_SOURCE DATA_.
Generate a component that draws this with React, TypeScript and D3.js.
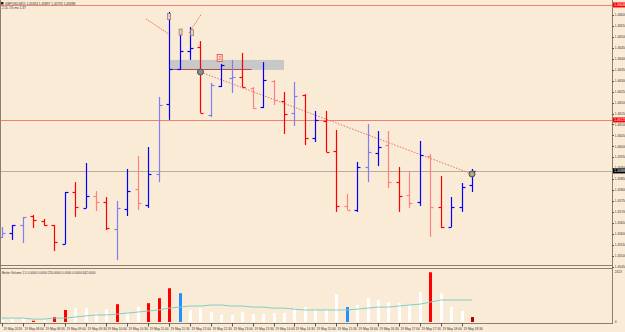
import React, { useEffect } from 'react';
import * as d3 from 'd3';

const timeLabels = [
  '19 May 2016', '19 May 08:00', '19 May 08:30', '19 May 09:00', '19 May 09:30', '19 May 10:00',
  '19 May 10:30', '19 May 11:00', '19 May 11:30', '19 May 12:00', '19 May 12:30', '19 May 13:00',
  '19 May 13:30', '19 May 14:00', '19 May 14:30', '19 May 15:00', '19 May 15:30', '19 May 16:00',
  '19 May 16:30', '19 May 17:00', '19 May 17:30', '19 May 18:00', '19 May 18:30',
];

const opens = [1.45587, 1.45605, 1.45641, 1.45682, 1.45659, 1.45641, 1.45554, 1.45792, 1.45719, 1.45774, 1.45746, 1.45623, 1.45714, 1.45805, 1.45732, 1.45874, 1.46194, 1.46353, 1.46436, 1.46454, 1.46143, 1.46276, 1.46312, 1.46317, 1.46267, 1.46180, 1.46299, 1.46207, 1.46153, 1.46235, 1.46038, 1.46116, 1.45979, 1.45728, 1.45710, 1.45906, 1.45970, 1.46006, 1.45837, 1.45778, 1.45746, 1.45956, 1.45723, 1.45632, 1.45723, 1.45824];
const highs = [1.45632, 1.45641, 1.45678, 1.45687, 1.45669, 1.45641, 1.45792, 1.45837, 1.45924, 1.45796, 1.45769, 1.45751, 1.45897, 1.45956, 1.45997, 1.46226, 1.46614, 1.46527, 1.46545, 1.46481, 1.46290, 1.46376, 1.46395, 1.46427, 1.46271, 1.46385, 1.46303, 1.46248, 1.46294, 1.46239, 1.46162, 1.46162, 1.46075, 1.45783, 1.45929, 1.46102, 1.46070, 1.46070, 1.45906, 1.45888, 1.46025, 1.45965, 1.45865, 1.45769, 1.45833, 1.45897];
const lows = [1.45582, 1.45573, 1.45559, 1.45627, 1.45637, 1.45522, 1.45554, 1.45678, 1.45719, 1.45705, 1.45618, 1.45481, 1.45682, 1.45710, 1.45719, 1.45837, 1.46121, 1.46349, 1.46395, 1.46153, 1.46134, 1.46271, 1.46244, 1.46271, 1.46171, 1.46175, 1.46189, 1.46057, 1.46093, 1.46006, 1.46020, 1.45974, 1.45701, 1.45710, 1.45701, 1.45837, 1.45910, 1.45810, 1.45701, 1.45719, 1.45728, 1.45587, 1.45627, 1.45632, 1.45701, 1.45792];
const closes = [1.45605, 1.45641, 1.45678, 1.45664, 1.45641, 1.45564, 1.45792, 1.45723, 1.45774, 1.45746, 1.45627, 1.45719, 1.45796, 1.45742, 1.45874, 1.46189, 1.46353, 1.46436, 1.46449, 1.46153, 1.46280, 1.46372, 1.46317, 1.46271, 1.46175, 1.46303, 1.46212, 1.46148, 1.46230, 1.46038, 1.46121, 1.45974, 1.45728, 1.45710, 1.45906, 1.45974, 1.45997, 1.45837, 1.45774, 1.45742, 1.45961, 1.45723, 1.45632, 1.45723, 1.45815, 1.45888];
const barKinds = ['pb', 'b', 'pb', 'r', 'r', 'r', 'b', 'r', 'b', 'pr', 'r', 'pb', 'b', 'pr', 'b', 'pb', 'b', 'b', 'b', 'r', 'pb', 'b', 'pb', 'r', 'pr', 'b', 'pr', 'r', 'pb', 'r', 'b', 'r', 'r', 'pr', 'b', 'pb', 'b', 'pr', 'r', 'pr', 'b', 'pr', 'r', 'b', 'b', 'b'];

const volumes = [100, 140, 190, 60, 100, 240, 580, 670, 670, 430, 620, 860, 430, 720, 910, 1150, 1630, 1390, 580, 670, 480, 340, 340, 480, 380, 380, 430, 430, 670, 720, 580, 580, 1340, 720, 820, 1150, 1060, 960, 910, 820, 1440, 2400, 1390, 720, 530, 240];
const volKinds = ['w', 'w', 'w', 'r', 'w', 'r', 'r', 'w', 'w', 'w', 'w', 'r', 'w', 'w', 'r', 'r', 'r', 'b', 'w', 'w', 'w', 'w', 'w', 'w', 'w', 'w', 'w', 'w', 'w', 'w', 'w', 'w', 'w', 'b', 'w', 'w', 'w', 'w', 'w', 'w', 'w', 'r', 'w', 'w', 'w', 'dr'];
const volumeMA = [190, 190, 190, 140, 140, 190, 190, 240, 290, 340, 340, 380, 430, 480, 530, 580, 670, 720, 770, 770, 820, 820, 770, 770, 720, 720, 670, 670, 620, 580, 580, 580, 580, 580, 620, 670, 720, 720, 770, 820, 860, 960, 1060, 1060, 1060, 1060];

const priceTicks = [1.466, 1.4655, 1.465, 1.4645, 1.464, 1.4635, 1.463, 1.4625, 1.462, 1.4615, 1.461, 1.4605, 1.46, 1.4595, 1.459, 1.4585, 1.458, 1.4575, 1.457, 1.4565, 1.456, 1.4555, 1.455, 1.4545];
const levelLines = [1.46646, 1.46121];
const trendLine = [{ i: 19, p: 1.4634 }, { i: 45, p: 1.45874 }];
const fanLines = [
  [{ i: 13.8, p: 1.46582 }, { i: 16.1, p: 1.46509 }],
  [{ i: 17.9, p: 1.46518 }, { i: 19.1, p: 1.46605 }],
];
const zone = { i0: 16.1, i1: 27.0, p0: 1.46395, p1: 1.46349 };
const zoneLine = { i0: 16.1, i1: 23.9, p: 1.46353 };

const W = 625;
const H = 332;
const AXIS_X = 612;
const FONT = 'Liberation Sans, Arial, sans-serif';

const colorOf: Record<string, string> = {
  b: '#0000FF',
  pb: '#7F7FF0',
  r: '#FF0000',
  pr: '#FF8080',
};
const volColorOf: Record<string, string> = {
  w: '#FFFFFF',
  r: '#FF0000',
  b: '#1E90FF',
  dr: '#B00000',
};

export default function App() {
  useEffect(() => {
    document.body.style.margin = '0';
  }, []);

  const x = d3.scaleLinear().domain([0, 45]).range([2, 472]);
  const y = d3.scaleLinear().domain([1.455, 1.466]).range([255.9, 15]);
  const vy = d3.scaleLinear().domain([0, 2413]).range([322, 272]);

  const px = (v: number) => Math.round(v) + 0.5;
  const maLine = d3
    .line<number>()
    .x((_, i) => x(i))
    .y((d) => vy(d));

  const last = closes[closes.length - 1];

  return (
    <svg
      width={W}
      height={H}
      style={{ position: 'absolute', left: 0, top: 0, display: 'block' }}
      fontFamily={FONT}
    >
      <rect x={0} y={0} width={W} height={H} fill="#FAEBD7" />

      {/* zone rectangle */}
      <rect
        x={x(zone.i0)}
        y={y(zone.p0)}
        width={x(zone.i1) - x(zone.i0)}
        height={y(zone.p1) - y(zone.p0)}
        fill="#C8C8C8"
      />
      <line
        x1={x(zoneLine.i0)}
        x2={x(zoneLine.i1)}
        y1={px(y(zoneLine.p))}
        y2={px(y(zoneLine.p))}
        stroke="#B05050"
        strokeWidth={1}
      />

      {/* horizontal level lines */}
      {levelLines.map((p, k) => (
        <line key={k} x1={0} x2={AXIS_X} y1={px(y(p))} y2={px(y(p))} stroke="#F08070" strokeWidth={1} />
      ))}
      <line x1={0} x2={AXIS_X} y1={px(y(last))} y2={px(y(last))} stroke="#B8AC9C" strokeWidth={1} />

      {/* trend / fan lines */}
      <line
        x1={x(trendLine[0].i)}
        y1={y(trendLine[0].p)}
        x2={x(trendLine[1].i)}
        y2={y(trendLine[1].p)}
        stroke="#E87060"
        strokeWidth={1}
        strokeDasharray="1.5,1.5"
      />
      {fanLines.map((l, k) => (
        <line
          key={k}
          x1={x(l[0].i)}
          y1={y(l[0].p)}
          x2={x(l[1].i)}
          y2={y(l[1].p)}
          stroke="#E87060"
          strokeWidth={1}
          strokeDasharray="1.5,1"
        />
      ))}

      {/* OHLC bars */}
      {opens.map((o, i) => {
        const cx = px(x(i));
        const c = colorOf[barKinds[i]];
        return (
          <g key={i} stroke={c} strokeWidth={1.2}>
            <line x1={cx} x2={cx} y1={y(highs[i])} y2={y(lows[i])} />
            <line x1={cx - 3} x2={cx} y1={px(y(o))} y2={px(y(o))} />
            <line x1={cx} x2={cx + 3} y1={px(y(closes[i]))} y2={px(y(closes[i]))} />
          </g>
        );
      })}

      {/* markers */}
      <circle cx={x(trendLine[0].i)} cy={y(trendLine[0].p)} r={3} fill="#8C8C8C" stroke="#505050" strokeWidth={1} />
      <circle cx={x(trendLine[1].i)} cy={y(trendLine[1].p)} r={3} fill="#A0A090" stroke="#505050" strokeWidth={1} />
      <circle cx={x(trendLine[1].i)} cy={y(trendLine[1].p)} r={1} fill="#E0C040" />
      <rect x={x(20.6)} y={y(1.4642)} width={5} height={7} fill="#FBE0D0" stroke="#E04040" strokeWidth={0.8} />
      <text x={x(20.6) + 2.5} y={y(1.4642) + 5.5} fontSize={4.5} textAnchor="middle" fill="#E04040">2</text>
      {[{ i: 16, p: 1.46591 }, { i: 17.1, p: 1.4652 }, { i: 18.2, p: 1.46517 }].map((m, k) => (
        <g key={k}>
          <rect x={x(m.i) - 1.5} y={y(m.p) - 3.5} width={3} height={6} fill="#E8D0C0" stroke="#907060" strokeWidth={0.7} />
        </g>
      ))}

      {/* header */}
      <rect x={1} y={2} width={2.5} height={2.5} fill="#222" />
      <text x={5} y={4.6} fontSize={3.2} fill="#333">GBPUSD,M15  1.45824 1.45897 1.45792 1.45888</text>
      <text x={2} y={9.4} fontSize={3.2} fill="#333">2.5L       1% ms      1.37</text>

      {/* frames */}
      <line x1={0.5} x2={0.5} y1={0} y2={323} stroke="#8A8070" />
      <line x1={0} x2={AXIS_X} y1={265.5} y2={265.5} stroke="#8A8070" />
      <line x1={0} x2={AXIS_X} y1={268.5} y2={268.5} stroke="#8A8070" />
      <line x1={0} x2={AXIS_X} y1={323.5} y2={323.5} stroke="#8A8070" />
      <line x1={AXIS_X + 0.5} x2={AXIS_X + 0.5} y1={0} y2={324} stroke="#8A8070" />

      {/* volume subwindow */}
      {volumes.map((v, i) => (
        <rect
          key={i}
          x={Math.round(x(i)) - 1}
          y={vy(v)}
          width={3}
          height={vy(0) - vy(v)}
          fill={volColorOf[volKinds[i]]}
        />
      ))}
      <path d={maLine(volumeMA) || ''} fill="none" stroke="#7FD0C4" strokeWidth={1} />
      <text x={2} y={274.2} fontSize={3.1} fill="#333">
        Better Volume 1.5 0.0000 0.0000 250.0000 0.0000 0.0000 642.0000
      </text>

      {/* price axis */}
      {priceTicks.map((p, k) => (
        <g key={k}>
          <line x1={AXIS_X} x2={AXIS_X + 2} y1={px(y(p))} y2={px(y(p))} stroke="#555" />
          <text x={AXIS_X + 2.8} y={y(p)} dy="0.35em" fontSize={3.2} fill="#333">
            {d3.format('.5f')(p)}
          </text>
        </g>
      ))}
      {levelLines.map((p, k) => (
        <g key={k}>
          <rect x={AXIS_X + 1} y={y(p) - 2.5} width={12} height={5} fill="#FF0000" />
          <text x={AXIS_X + 2.3} y={y(p)} dy="0.35em" fontSize={3.2} fill="#FFF">
            {d3.format('.5f')(p)}
          </text>
        </g>
      ))}
      <rect x={AXIS_X + 1} y={y(last) - 2.5} width={12} height={5} fill="#000" />
      <text x={AXIS_X + 2.3} y={y(last)} dy="0.35em" fontSize={3.2} fill="#FFF">
        {d3.format('.5f')(last)}
      </text>
      <text x={AXIS_X + 2.8} y={271.5} dy="0.35em" fontSize={3.2} fill="#333">2413</text>
      <text x={AXIS_X + 2.8} y={321.5} dy="0.35em" fontSize={3.2} fill="#333">0</text>

      {/* time axis */}
      {timeLabels.map((t, k) => {
        const tx = Math.round(x(k * 2)) + 0.5;
        return (
          <g key={k}>
            <line x1={tx} x2={tx} y1={323} y2={326.5} stroke="#555" />
            <text x={tx + 1} y={329.5} fontSize={3.2} fill="#333">{t}</text>
          </g>
        );
      })}
    </svg>
  );
}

_TASK REQUIREMENTS_.
Would you reproduce the lines above, from the very first through the line containing "import * as d3 from 'd3';", exactly and without the pictures?

_RESULT FOR THIS TASK_.
Generate a component that draws this with React, TypeScript and D3.js.
import React, { useEffect } from 'react';
import * as d3 from 'd3';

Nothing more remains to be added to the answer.